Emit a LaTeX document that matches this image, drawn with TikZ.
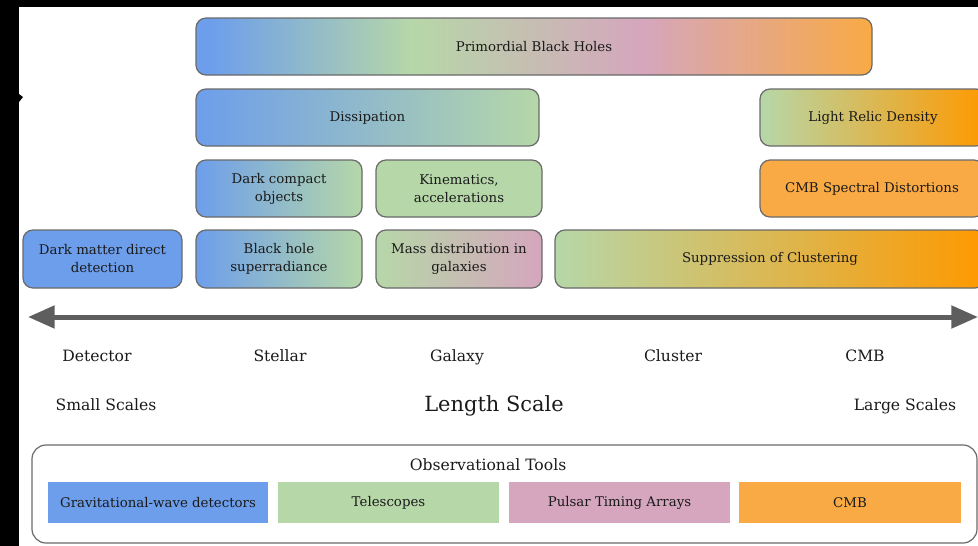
\documentclass[tikz,border=0pt]{standalone}
\usepackage{fontspec}
\setmainfont{DejaVu Serif}
\usetikzlibrary{arrows.meta}
\definecolor{cB}{HTML}{6D9EEB}
\definecolor{cG}{HTML}{B6D7A8}
\definecolor{cP}{HTML}{D5A6BD}
\definecolor{cO}{HTML}{F9AA45}
\definecolor{cOd}{HTML}{FF9900}
\definecolor{edge}{HTML}{6A6A6A}
\definecolor{ink}{HTML}{1A1A1A}
\definecolor{axisc}{HTML}{5E5E5E}
\pgfdeclarehorizontalshading{pbhshade}{100bp}{color(0bp)=(cB); color(26bp)=(cB); color(41bp)=(cG); color(58bp)=(cP); color(75bp)=(cO); color(100bp)=(cO)}
\newcommand\mybox[7]{\node[box,#6,minimum width={(#4-#2)*0.75pt},minimum height={(#5-#3)*0.75pt}] (#1) at ({(#2+#4)/2},{(#3+#5)/2}) {#7};}
\begin{document}
\begin{tikzpicture}[x=0.75pt,y=-0.75pt,
  box/.style={draw=edge, line width=0.9pt, rounded corners=7.5pt, inner sep=0pt, outer sep=0pt, align=center, text=ink, font=\fontsize{10}{13.5}\selectfont},
  toolbox/.style={inner sep=0pt, outer sep=0pt, text=ink, font=\fontsize{10}{13.5}\selectfont},
  lbl/.style={text=ink, inner sep=0pt, anchor=base, font=\fontsize{11.7}{14}\selectfont},
  axtip/.tip={Triangle[length=20pt,width=16.5pt]}
]
\useasboundingbox (0,0) rectangle (978,546);
\clip (0,0) rectangle (978,546);
\fill[white] (0,0) rectangle (978,546);
\fill[black] (0,0) rectangle (978,7);
\fill[black] (0,0) rectangle (19,546);
\fill[black] (19,94) -- (23,97) -- (19,102) -- cycle;

\mybox{pbh}{196}{18}{872}{75}{shade,shading=pbhshade}{Primordial Black Holes}
\mybox{diss}{196}{89}{539}{146}{left color=cB,right color=cG}{Dissipation}
\mybox{lrd}{760}{89}{986}{146}{left color=cG,right color=cOd}{Light Relic Density}
\mybox{dco}{196}{160}{362}{217}{left color=cB,right color=cG}{Dark compact\\objects}
\mybox{kin}{376}{160}{542}{217}{fill=cG}{Kinematics,\\accelerations}
\mybox{cmbsd}{760}{160}{984}{217}{fill=cO}{CMB Spectral Distortions}
\mybox{dmdd}{23}{230}{182}{288}{fill=cB}{Dark matter direct\\detection}
\mybox{bhs}{196}{230}{362}{288}{left color=cB,right color=cG}{Black hole\\superradiance}
\mybox{mdg}{376}{230}{542}{288}{left color=cG,right color=cP}{Mass distribution in\\galaxies}
\mybox{soc}{555}{230}{985}{288}{left color=cG,right color=cOd}{Suppression of Clustering}

\coordinate (aL) at (28,317);
\coordinate (aR) at (978,317);
\draw[axisc, line width=3.75pt, axtip-axtip] (aL) -- (aR);

\node[lbl] (det) at (97,361) {Detector};
\node[lbl] (ste) at (280,361) {Stellar};
\node[lbl] (gal) at (457,361) {Galaxy};
\node[lbl] (clu) at (673,361) {Cluster};
\node[lbl] (cmbl) at (865,361) {CMB};
\node[lbl] (small) at (106,410) {Small Scales};
\node[lbl, font=\fontsize{15.7}{18}\selectfont] (len) at (494,411) {Length Scale};
\node[lbl] (large) at (905,410) {Large Scales};

\node[draw=edge, line width=0.9pt, rounded corners=10.5pt, inner sep=0pt, minimum width={945*0.75pt}, minimum height={98*0.75pt}] (obs) at (504.5,494) {};
\node[lbl] (obst) at (488,470) {Observational Tools};
\node[toolbox, fill=cB, minimum width={220*0.75pt}, minimum height={41*0.75pt}] (gw) at (158,502.5) {Gravitational-wave detectors};
\node[toolbox, fill=cG, minimum width={221*0.75pt}, minimum height={41*0.75pt}] (tel) at (388.5,502.5) {Telescopes};
\node[toolbox, fill=cP, minimum width={221*0.75pt}, minimum height={41*0.75pt}] (pta) at (619.5,502.5) {Pulsar Timing Arrays};
\node[toolbox, fill=cO, minimum width={222*0.75pt}, minimum height={41*0.75pt}] (cmbt) at (850,502.5) {CMB};
\end{tikzpicture}
\end{document}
══════════════════════════════
Repeat the listing in full and exactly. Do not include any images.

Emit a LaTeX document that matches this image, drawn with TikZ.
\documentclass[tikz,border=0pt]{standalone}
\usepackage{fontspec}
\setmainfont{DejaVu Serif}
\usetikzlibrary{arrows.meta}
\definecolor{cB}{HTML}{6D9EEB}
\definecolor{cG}{HTML}{B6D7A8}
\definecolor{cP}{HTML}{D5A6BD}
\definecolor{cO}{HTML}{F9AA45}
\definecolor{cOd}{HTML}{FF9900}
\definecolor{edge}{HTML}{6A6A6A}
\definecolor{ink}{HTML}{1A1A1A}
\definecolor{axisc}{HTML}{5E5E5E}
\pgfdeclarehorizontalshading{pbhshade}{100bp}{color(0bp)=(cB); color(26bp)=(cB); color(41bp)=(cG); color(58bp)=(cP); color(75bp)=(cO); color(100bp)=(cO)}
\newcommand\mybox[7]{\node[box,#6,minimum width={(#4-#2)*0.75pt},minimum height={(#5-#3)*0.75pt}] (#1) at ({(#2+#4)/2},{(#3+#5)/2}) {#7};}
\begin{document}
\begin{tikzpicture}[x=0.75pt,y=-0.75pt,
  box/.style={draw=edge, line width=0.9pt, rounded corners=7.5pt, inner sep=0pt, outer sep=0pt, align=center, text=ink, font=\fontsize{10}{13.5}\selectfont},
  toolbox/.style={inner sep=0pt, outer sep=0pt, text=ink, font=\fontsize{10}{13.5}\selectfont},
  lbl/.style={text=ink, inner sep=0pt, anchor=base, font=\fontsize{11.7}{14}\selectfont},
  axtip/.tip={Triangle[length=20pt,width=16.5pt]}
]
\useasboundingbox (0,0) rectangle (978,546);
\clip (0,0) rectangle (978,546);
\fill[white] (0,0) rectangle (978,546);
\fill[black] (0,0) rectangle (978,7);
\fill[black] (0,0) rectangle (19,546);
\fill[black] (19,94) -- (23,97) -- (19,102) -- cycle;

\mybox{pbh}{196}{18}{872}{75}{shade,shading=pbhshade}{Primordial Black Holes}
\mybox{diss}{196}{89}{539}{146}{left color=cB,right color=cG}{Dissipation}
\mybox{lrd}{760}{89}{986}{146}{left color=cG,right color=cOd}{Light Relic Density}
\mybox{dco}{196}{160}{362}{217}{left color=cB,right color=cG}{Dark compact\\objects}
\mybox{kin}{376}{160}{542}{217}{fill=cG}{Kinematics,\\accelerations}
\mybox{cmbsd}{760}{160}{984}{217}{fill=cO}{CMB Spectral Distortions}
\mybox{dmdd}{23}{230}{182}{288}{fill=cB}{Dark matter direct\\detection}
\mybox{bhs}{196}{230}{362}{288}{left color=cB,right color=cG}{Black hole\\superradiance}
\mybox{mdg}{376}{230}{542}{288}{left color=cG,right color=cP}{Mass distribution in\\galaxies}
\mybox{soc}{555}{230}{985}{288}{left color=cG,right color=cOd}{Suppression of Clustering}

\coordinate (aL) at (28,317);
\coordinate (aR) at (978,317);
\draw[axisc, line width=3.75pt, axtip-axtip] (aL) -- (aR);

\node[lbl] (det) at (97,361) {Detector};
\node[lbl] (ste) at (280,361) {Stellar};
\node[lbl] (gal) at (457,361) {Galaxy};
\node[lbl] (clu) at (673,361) {Cluster};
\node[lbl] (cmbl) at (865,361) {CMB};
\node[lbl] (small) at (106,410) {Small Scales};
\node[lbl, font=\fontsize{15.7}{18}\selectfont] (len) at (494,411) {Length Scale};
\node[lbl] (large) at (905,410) {Large Scales};

\node[draw=edge, line width=0.9pt, rounded corners=10.5pt, inner sep=0pt, minimum width={945*0.75pt}, minimum height={98*0.75pt}] (obs) at (504.5,494) {};
\node[lbl] (obst) at (488,470) {Observational Tools};
\node[toolbox, fill=cB, minimum width={220*0.75pt}, minimum height={41*0.75pt}] (gw) at (158,502.5) {Gravitational-wave detectors};
\node[toolbox, fill=cG, minimum width={221*0.75pt}, minimum height={41*0.75pt}] (tel) at (388.5,502.5) {Telescopes};
\node[toolbox, fill=cP, minimum width={221*0.75pt}, minimum height={41*0.75pt}] (pta) at (619.5,502.5) {Pulsar Timing Arrays};
\node[toolbox, fill=cO, minimum width={222*0.75pt}, minimum height={41*0.75pt}] (cmbt) at (850,502.5) {CMB};
\end{tikzpicture}
\end{document}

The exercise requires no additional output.